Models of infrastructure projects prepared by individuals with a poor grasp of the reasoning behind the 1 – t adjustment quite often go to the trouble of performing two tax calculations
the notional ungeared one, just described, from which are derived cash flows for discounting
the real, or geared version giving a more realistic indication of what the venture will actually pay; it is needed to forecast the firm’s cash flows, and the rate at which it can service its debt.
It’s ironic that the 1 – t adjustment, which was intended to be a labour saving short cut, here results in doubling the workload, and the chance of confusion and error in the model.

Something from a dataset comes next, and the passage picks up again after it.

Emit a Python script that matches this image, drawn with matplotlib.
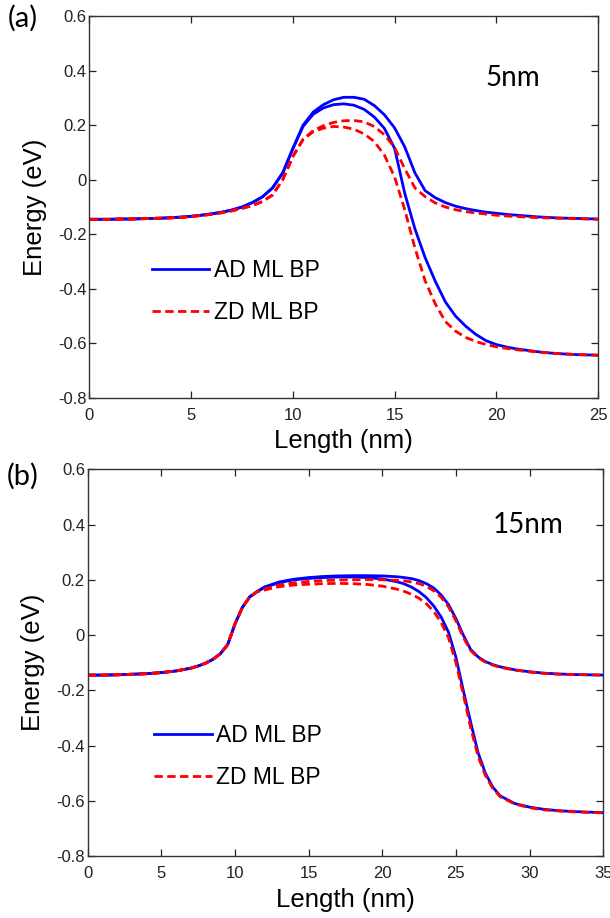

The more usual approach in infrastructure finance is not to make the 1 – t adjustment, but to use the geared discount rate on the enterprise cash flows, before financing but after geared tax. There’s just one tax calculation, the one that reflects the firm’s true tax position.
This is the approach that Pier Analysis uses in its modelling.
[1] The extent to which this approach has been embedded in courses, text books and online materials as the norm is extraordinary. It probably helps that the original work in this field won its authors a noble prize.
[2] To be fair, most technology businesses would not be able to raise significant borrowings, being entirely funding by risk equity, so the cost of debt, and any adjustment to it, would be irrelevant.
[3] International efforts to stop Base Erosion and Profit Shifting go some way to reducing the extent to which interest deductions can eliminate or defer tax liabilities.